In just over a week, T-Mobile, AT&T and Verizon Wireless have announced device upgrade plans.
These plans are all designed to let eager tech users get new phones quicker than with traditional plans, which typically require a two-year wait.
But despite having a similar goal, each plan works differently. Here’s how they compare.
Exchange period: If you want to be able to change out your smartphone often, then the plans offered by T-Mobile and Verizon are the better choices.
» T-Mobile’s Jump plan lets users get a new phone twice during the span of 12 months. A user must trade in the device and make a down payment for each upgrade. Customers must wait at least six months before their first upgrade.
» Verizon’s Edge plan also lets users get a new device every six months, but a user must trade in the device and have paid for at least 50 percent of it.
» AT&T’s Next plan, meanwhile, requires a user to wait a year before trading in a smartphone for a new one.
Down payments: If you like putting things off and would rather not pay a down payment, go with AT&T. The company won’t bill users for the plan when they sign up. Instead, users will be charged their first monthly payment at the end of the cycle.
» Verizon said it will charge users their first monthly payment when they sign up.
» T-Mobile has the steepest upfront payment. It charges a down payment each time a user gets a new device, which is $100 for many of its phones.
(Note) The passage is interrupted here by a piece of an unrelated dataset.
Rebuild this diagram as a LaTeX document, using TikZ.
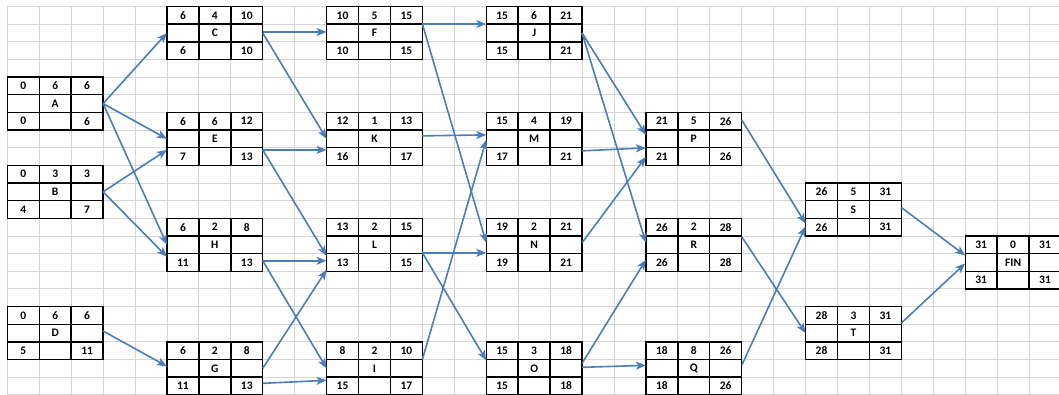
\documentclass[tikz,border=0pt]{standalone}
\usepackage{fontspec}
\setmainfont{Carlito}
\usetikzlibrary{arrows.meta}
\definecolor{gridgray}{HTML}{D6D6D6}
\definecolor{arrowblue}{HTML}{4A7EBB}
\tikzset{
  cell/.style={draw=black, line width=1.4pt, minimum width=31.93pt, minimum height=17.65pt,
    inner sep=0pt, outer sep=0pt, font=\fontsize{11.5}{12}\selectfont\bfseries},
  boxarea/.style={minimum width=95.79pt, minimum height=52.95pt, inner sep=0pt, outer sep=0pt},
  arr/.style={draw=arrowblue, line width=1.6pt, -{Stealth[length=10pt,width=8pt,inset=2.5pt]}},
  gridline/.style={draw=gridgray, line width=0.9pt}
}
\newcommand\actbox[9]{%
  \pgfmathsetmacro\bx{7.3+31.93*#2}%
  \pgfmathsetmacro\by{6.5+17.65*#3}%
  \node[boxarea] (#1) at (\bx+47.895,\by+26.475) {};
  \node[cell] (#1-1) at (\bx+15.965,\by+8.825) {#4};
  \node[cell] (#1-2) at (\bx+47.895,\by+8.825) {#5};
  \node[cell] (#1-3) at (\bx+79.825,\by+8.825) {#6};
  \node[cell] (#1-4) at (\bx+15.965,\by+26.475) {};
  \node[cell] (#1-5) at (\bx+47.895,\by+26.475) {#7};
  \node[cell] (#1-6) at (\bx+79.825,\by+26.475) {};
  \node[cell] (#1-7) at (\bx+15.965,\by+44.125) {#8};
  \node[cell] (#1-8) at (\bx+47.895,\by+44.125) {};
  \node[cell] (#1-9) at (\bx+79.825,\by+44.125) {#9};
}
\newcommand\link[4]{%
  \draw[arr] ([yshift=-#2pt]#1.east) -- ([yshift=-#4pt]#3.west);
}
\begin{document}
\begin{tikzpicture}[x=1pt,y=-1pt]
\useasboundingbox (0,0) rectangle (1059,394);
\clip (0,0) rectangle (1059,394);
\fill[white] (0,0) rectangle (1059,394);
% spreadsheet grid
\foreach \k in {0,...,33}{
  \pgfmathsetmacro\gx{7.3+31.93*\k}
  \draw[gridline] (\gx,6.5) -- (\gx,394);
}
\foreach \k in {0,...,22}{
  \pgfmathsetmacro\gy{6.5+17.65*\k}
  \draw[gridline] (7.3,\gy) -- (1059,\gy);
}
% activity boxes
\actbox{A}{0}{4}{0}{6}{6}{A}{0}{6}
\actbox{B}{0}{9}{0}{3}{3}{B}{4}{7}
\actbox{D}{0}{17}{0}{6}{6}{D}{5}{11}
\actbox{C}{5}{0}{6}{4}{10}{C}{6}{10}
\actbox{E}{5}{6}{6}{6}{12}{E}{7}{13}
\actbox{H}{5}{12}{6}{2}{8}{H}{11}{13}
\actbox{G}{5}{19}{6}{2}{8}{G}{11}{13}
\actbox{F}{10}{0}{10}{5}{15}{F}{10}{15}
\actbox{K}{10}{6}{12}{1}{13}{K}{16}{17}
\actbox{L}{10}{12}{13}{2}{15}{L}{13}{15}
\actbox{I}{10}{19}{8}{2}{10}{I}{15}{17}
\actbox{J}{15}{0}{15}{6}{21}{J}{15}{21}
\actbox{M}{15}{6}{15}{4}{19}{M}{17}{21}
\actbox{N}{15}{12}{19}{2}{21}{N}{19}{21}
\actbox{O}{15}{19}{15}{3}{18}{O}{15}{18}
\actbox{P}{20}{6}{21}{5}{26}{P}{21}{26}
\actbox{R}{20}{12}{26}{2}{28}{R}{26}{28}
\actbox{Q}{20}{19}{18}{8}{26}{Q}{18}{26}
\actbox{S}{25}{10}{26}{5}{31}{S}{26}{31}
\actbox{T}{25}{17}{28}{3}{31}{T}{28}{31}
\actbox{FIN}{30}{13}{31}{0}{31}{FIN}{31}{31}
% connectors
\link{A}{0}{C}{0}
\link{A}{0}{E}{0}
\link{A}{0}{H}{0}
\link{B}{0}{E}{11}
\link{B}{0}{H}{12}
\link{D}{-2}{G}{-2}
\link{C}{-1}{F}{-1}
\link{C}{0}{K}{0}
\link{E}{11}{K}{11}
\link{E}{11}{L}{11}
\link{H}{16}{L}{16}
\link{H}{16}{I}{0}
\link{G}{0}{L}{25}
\link{G}{15}{I}{12}
\link{F}{-9}{J}{-9}
\link{F}{-9}{N}{-2}
\link{K}{-3}{M}{-4}
\link{L}{8}{N}{8}
\link{L}{8}{O}{-8}
\link{I}{-9}{M}{1}
\link{J}{0}{P}{-4}
\link{J}{0}{R}{-2}
\link{M}{12}{P}{9}
\link{N}{-2}{P}{18}
\link{O}{-5}{R}{15}
\link{O}{-1}{Q}{-3}
\link{P}{-19}{S}{14}
\link{R}{-8}{T}{0}
\link{Q}{-3}{S}{17}
\link{S}{-2}{FIN}{-7}
\link{T}{-10}{FIN}{1}
\end{tikzpicture}
\end{document}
Monthly payments: When it comes to monthly payments, there is no clear winner.
» T-Mobile said it will charge users their regular monthly payment and an additional $10 for the Jump plan.
» AT&T’s monthly payments depend on the device. The carrier said payments can be as low as $15 or as high as $50.
» And Verizon said its monthly payments are determined by dividing the retail price of a smartphone by 24.
Availability: T-Mobile Jump is the only plan that is available now. AT&T Next will be available Friday and Verizon Edge will start Aug. 25.